I asked the same question a few months back and was told CF won't work with different generation GPUs. Being the 290 still needs a bridge to CF and the 390 does not, I am leaning toward that information being correct.

-Seabee
 
What's your whole system?

They are the same GPU, basically, so they can be run in Crossfire.
 
I asked the same question a few months back and was told CF won't work with different generation GPUs. Being the 290 still needs a bridge to CF and the 390 does not, I am leaning toward that information being correct.

-Seabee

290 doesn't need a xfire connector. They xfire fine (I have done it). They are the same generation GPU with more ram slapped on.
 
290 doesn't need a xfire connector. They xfire fine (I have done it). They are the same generation GPU with more ram slapped on.

Bingo.

It is worth noting though, you won't be able to utilize all the vRAM on the 390 when in Crossfire.
 
DX12 in itself allows for ram sharing between the cards however. I am curious if it will see 8GB or 12GB. That part shouldn't depend on game/dev.

It will depend on the devs, just like SLI and Crossfire currently depend on the devs.
When it happens, and is supported, it will act as 12GB in this instance.
 
What's your whole system?

They are the same GPU, basically, so they can be run in Crossfire.

If you want to be technical, the 390 is an upgrade to the 290.
Do you remember (back in the days) when you could run 2 ATI/AMD cards. All they had to be was from the same Series 38xx, 48xx, 58xx. If you paired a faster card with a slower one, the faster one would drop to the slower ones speed.

With this new Cross Fire Over PCIe, that NO LONGER WORKS. YOU have to MATCH CARDS from the same GPU SERIES to get Cross Fire to work. I tried to CF a 290 and a 290x, the system refused to see the second card.
 
If you want to be technical, the 390 is an upgrade to the 290.
Do you remember (back in the days) when you could run 2 ATI/AMD cards. All they had to be was from the same Series 38xx, 48xx, 58xx. If you paired a faster card with a slower one, the faster one would drop to the slower ones speed.

With this new Cross Fire Over PCIe, that NO LONGER WORKS. YOU have to MATCH CARDS from the same GPU SERIES to get Cross Fire to work. I tried to CF a 290 and a 290x, the system refused to see the second card.

The 290 and 290X are not the same card. AMD does not list compatibility for those two together.
It isn't CrossfireX over PCIe causing the issue you had.
112986d1401820141-3-way-crossfire-54710a-crossfire-compatibility-tool-1024w.jpg
 
If you want to be technical, the 390 is an upgrade to the 290.
Do you remember (back in the days) when you could run 2 ATI/AMD cards. All they had to be was from the same Series 38xx, 48xx, 58xx. If you paired a faster card with a slower one, the faster one would drop to the slower ones speed.

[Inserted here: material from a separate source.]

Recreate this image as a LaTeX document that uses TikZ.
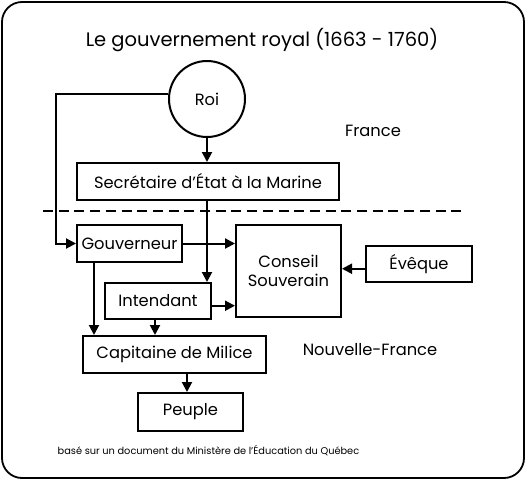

With this new Cross Fire Over PCIe, that NO LONGER WORKS. YOU have to MATCH CARDS from the same GPU SERIES to get Cross Fire to work. I tried to CF a 290 and a 290x, the system refused to see the second card.

290+290x works in crossfire. I had a quad setup briefly that was mixed and it worked. (During the time I was mining)
 
With amd they have to be the same core and they will crossfire number of shades doesn't matter. That's how the entire hybrid crossfire idea works.
 
Well, news to me, for some reason I wasn't aware it worked.

AMD is far far far more loose on xfire than nvidia is with SLI.


The 390 is as similar to the 290, as the 290 is the 290x. There are changes all around, but they all have slight differences. They can all be crossfired together.

Same as an r9 380x and an r9 285 can be crossfired. Same base GCN core is all thats required to crossfire.
 
AMD is far far far more loose on xfire than nvidia is with SLI.


The 390 is as similar to the 290, as the 290 is the 290x. There are changes all around, but they all have slight differences. They can all be crossfired together.

Same as an r9 380x and an r9 285 can be crossfired. Same base GCN core is all thats required to crossfire.

I knew they did it for a lot of models, but I didn't think it applied to the 290/290X for some reason.